## [AIM OF THE TASK]
Up to and including the line with "const capW = 8.5;", write out the listing from its first line, minus the pictures.

## [DATA SEGMENT]
□ □ □ □ □ □ □
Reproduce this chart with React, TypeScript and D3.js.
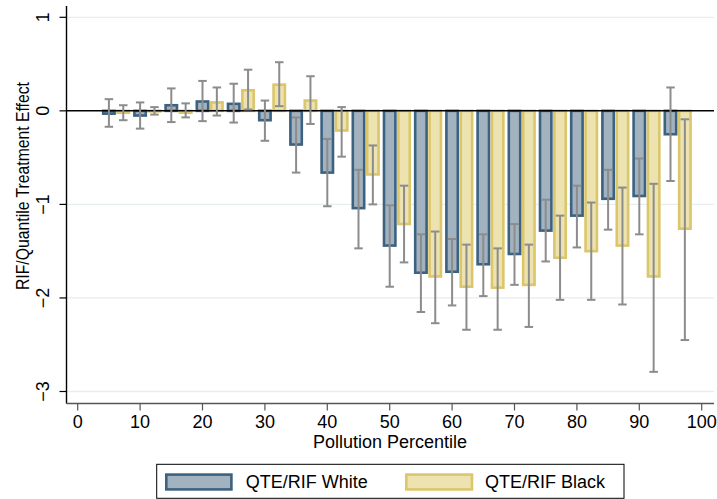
import React from "react";
import * as d3 from "d3";

const percentiles = [5, 10, 15, 20, 25, 30, 35, 40, 45, 50, 55, 60, 65, 70, 75, 80, 85, 90, 95];
const whiteEst = [-0.03, -0.05, 0.06, 0.1, 0.075, -0.1, -0.36, -0.66, -1.04, -1.44, -1.73, -1.72, -1.64, -1.53, -1.28, -1.12, -0.94, -0.91, -0.25];
const whiteHi = [0.125, 0.09, 0.24, 0.32, 0.29, 0.11, -0.07, -0.3, -0.63, -1.01, -1.32, -1.37, -1.32, -1.21, -0.95, -0.8, -0.63, -0.51, 0.25];
const whiteLo = [-0.17, -0.19, -0.12, -0.11, -0.125, -0.32, -0.66, -1.02, -1.47, -1.88, -2.15, -2.08, -1.98, -1.86, -1.61, -1.46, -1.27, -1.32, -0.75];
const blackEst = [-0.02, -0.005, -0.02, 0.09, 0.22, 0.28, 0.11, -0.21, -0.68, -1.21, -1.77, -1.88, -1.89, -1.86, -1.57, -1.5, -1.44, -1.77, -1.26];
const blackHi = [0.06, 0.04, 0.08, 0.25, 0.44, 0.52, 0.37, 0.04, -0.37, -0.8, -1.29, -1.43, -1.47, -1.43, -1.12, -0.98, -0.82, -0.78, -0.09];
const blackLo = [-0.1, -0.04, -0.07, -0.05, 0.015, 0.05, -0.14, -0.49, -1.0, -1.62, -2.27, -2.34, -2.34, -2.31, -2.02, -2.02, -2.07, -2.79, -2.45];

const xTicks = [0, 10, 20, 30, 40, 50, 60, 70, 80, 90, 100];
const yTicks = [1, 0, -1, -2, -3];
const gridValues = [1, -1, -2, -3];
const seriesNames = ["QTE/RIF White", "QTE/RIF Black"];

const W = 717;
const H = 499;
const FONT = "'Liberation Sans', Arial, Helvetica, sans-serif";

const WHITE_FILL = "#a2b3bf";
const WHITE_STROKE = "#3c6281";
const BLACK_FILL = "#ece3b1";
const BLACK_STROKE = "#dbc66b";
const ERR = "#8c8c8c";

export default function App() {
  const x = d3.scaleLinear().domain([0, 100]).range([77.7, 701.7]);
  const y = d3.scaleLinear().domain([1, -3]).range([17.3, 391.5]);

  const axisLeft = 66.5;
  const axisBottom = 403.5;
  const plotRight = 714;
  const plotTop = 6;

  const barStroke = 2.6;
  const barOuter = 14;
  const barW = barOuter - barStroke;
  const blackOffset = 2.3;
  const capW = 8.5;

  const bar = (cx: number, v: number, fill: string, stroke: string, key: string) => {
    const y0 = y(0);
    const yv = y(v);
    const top = Math.min(y0, yv);
    const h = Math.max(Math.abs(yv - y0), 0.5);
    return (
      <rect
        key={key}
        x={cx - barW / 2}
        y={top}
        width={barW}
        height={h}
        fill={fill}
        stroke={stroke}
        strokeWidth={barStroke}
      />
    );
  };

  const errBar = (cx: number, lo: number, hi: number, key: string) => (
    <g key={key} stroke={ERR} strokeWidth={2} fill="none">
      <line x1={cx} x2={cx} y1={y(hi)} y2={y(lo)} />
      <line x1={cx - capW / 2} x2={cx + capW / 2} y1={y(hi)} y2={y(hi)} />
      <line x1={cx - capW / 2} x2={cx + capW / 2} y1={y(lo)} y2={y(lo)} />
    </g>
  );

  return (
    <svg
      width={W}
      height={H}
      style={{ position: "absolute", left: 0, top: 0, background: "#fff" }}
      fontFamily={FONT}
    >
      <rect x={0} y={0} width={W} height={H} fill="#fff" />
      {/* gridlines */}
      {gridValues.map((v) => (
        <line key={"g" + v} x1={axisLeft} x2={plotRight} y1={y(v)} y2={y(v)} stroke="#e6eef0" strokeWidth={1.3} />
      ))}
      {/* bars */}
      {percentiles.map((p, i) => bar(x(p), whiteEst[i], WHITE_FILL, WHITE_STROKE, "wb" + i))}
      {percentiles.map((p, i) => bar(x(p + blackOffset), blackEst[i], BLACK_FILL, BLACK_STROKE, "bb" + i))}
      {/* zero line */}
      <line x1={axisLeft} x2={plotRight} y1={y(0)} y2={y(0)} stroke="#000" strokeWidth={1.5} />
      {/* error bars */}
      {percentiles.map((p, i) => errBar(x(p), whiteLo[i], whiteHi[i], "we" + i))}
      {percentiles.map((p, i) => errBar(x(p + blackOffset), blackLo[i], blackHi[i], "be" + i))}

      {/* y axis */}
      <line x1={axisLeft} x2={axisLeft} y1={plotTop} y2={axisBottom} stroke="#000" strokeWidth={1.4} />
      {yTicks.map((v) => (
        <g key={"yt" + v}>
          <line x1={axisLeft - 7} x2={axisLeft} y1={y(v)} y2={y(v)} stroke="#000" strokeWidth={1.2} />
          <text
            transform={`translate(49,${y(v)}) rotate(-90)`}
            textAnchor="middle"
            fontSize={18}
            fill="#000"
          >
            {v < 0 ? "\u2212" + Math.abs(v) : String(v)}
          </text>
        </g>
      ))}
      <text
        transform={`translate(28.5,186) rotate(-90)`}
        textAnchor="middle"
        fontSize={18}
        fill="#000"
        textLength={208}
        lengthAdjust="spacingAndGlyphs"
      >
        RIF/Quantile Treatment Effect
      </text>

      {/* x axis */}
      <line x1={axisLeft} x2={plotRight} y1={axisBottom} y2={axisBottom} stroke="#555" strokeWidth={1.6} />
      {xTicks.map((v) => (
        <g key={"xt" + v}>
          <line x1={x(v)} x2={x(v)} y1={axisBottom} y2={axisBottom + 7} stroke="#555" strokeWidth={1.2} />
          <text x={x(v)} y={428} textAnchor="middle" fontSize={18} fill="#000">
            {v}
          </text>
        </g>
      ))}
      <text x={390} y={448} textAnchor="middle" fontSize={18} fill="#000">
        Pollution Percentile
      </text>

      {/* legend */}
      <rect x={156.7} y={464.3} width={467.3} height={34} fill="#fff" stroke="#000" strokeWidth={1} />
      <rect x={166.3} y={474.6} width={65.1} height={14.8} fill={WHITE_FILL} stroke={WHITE_STROKE} strokeWidth={barStroke} />
      <text x={245.7} y={488} fontSize={18} fill="#000">
        {seriesNames[0]}
      </text>
      <rect x={406.3} y={474.6} width={65.7} height={14.8} fill={BLACK_FILL} stroke={BLACK_STROKE} strokeWidth={barStroke} />
      <text x={485} y={488} fontSize={18} fill="#000">
        {seriesNames[1]}
      </text>
    </svg>
  );
}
□ □ □ □ □ □ □
## [WORKED SOLUTION]
Reproduce this chart with React, TypeScript and D3.js.
import React from "react";
import * as d3 from "d3";

const percentiles = [5, 10, 15, 20, 25, 30, 35, 40, 45, 50, 55, 60, 65, 70, 75, 80, 85, 90, 95];
const whiteEst = [-0.03, -0.05, 0.06, 0.1, 0.075, -0.1, -0.36, -0.66, -1.04, -1.44, -1.73, -1.72, -1.64, -1.53, -1.28, -1.12, -0.94, -0.91, -0.25];
const whiteHi = [0.125, 0.09, 0.24, 0.32, 0.29, 0.11, -0.07, -0.3, -0.63, -1.01, -1.32, -1.37, -1.32, -1.21, -0.95, -0.8, -0.63, -0.51, 0.25];
const whiteLo = [-0.17, -0.19, -0.12, -0.11, -0.125, -0.32, -0.66, -1.02, -1.47, -1.88, -2.15, -2.08, -1.98, -1.86, -1.61, -1.46, -1.27, -1.32, -0.75];
const blackEst = [-0.02, -0.005, -0.02, 0.09, 0.22, 0.28, 0.11, -0.21, -0.68, -1.21, -1.77, -1.88, -1.89, -1.86, -1.57, -1.5, -1.44, -1.77, -1.26];
const blackHi = [0.06, 0.04, 0.08, 0.25, 0.44, 0.52, 0.37, 0.04, -0.37, -0.8, -1.29, -1.43, -1.47, -1.43, -1.12, -0.98, -0.82, -0.78, -0.09];
const blackLo = [-0.1, -0.04, -0.07, -0.05, 0.015, 0.05, -0.14, -0.49, -1.0, -1.62, -2.27, -2.34, -2.34, -2.31, -2.02, -2.02, -2.07, -2.79, -2.45];

const xTicks = [0, 10, 20, 30, 40, 50, 60, 70, 80, 90, 100];
const yTicks = [1, 0, -1, -2, -3];
const gridValues = [1, -1, -2, -3];
const seriesNames = ["QTE/RIF White", "QTE/RIF Black"];

const W = 717;
const H = 499;
const FONT = "'Liberation Sans', Arial, Helvetica, sans-serif";

const WHITE_FILL = "#a2b3bf";
const WHITE_STROKE = "#3c6281";
const BLACK_FILL = "#ece3b1";
const BLACK_STROKE = "#dbc66b";
const ERR = "#8c8c8c";

export default function App() {
  const x = d3.scaleLinear().domain([0, 100]).range([77.7, 701.7]);
  const y = d3.scaleLinear().domain([1, -3]).range([17.3, 391.5]);

  const axisLeft = 66.5;
  const axisBottom = 403.5;
  const plotRight = 714;
  const plotTop = 6;

  const barStroke = 2.6;
  const barOuter = 14;
  const barW = barOuter - barStroke;
  const blackOffset = 2.3;
  const capW = 8.5;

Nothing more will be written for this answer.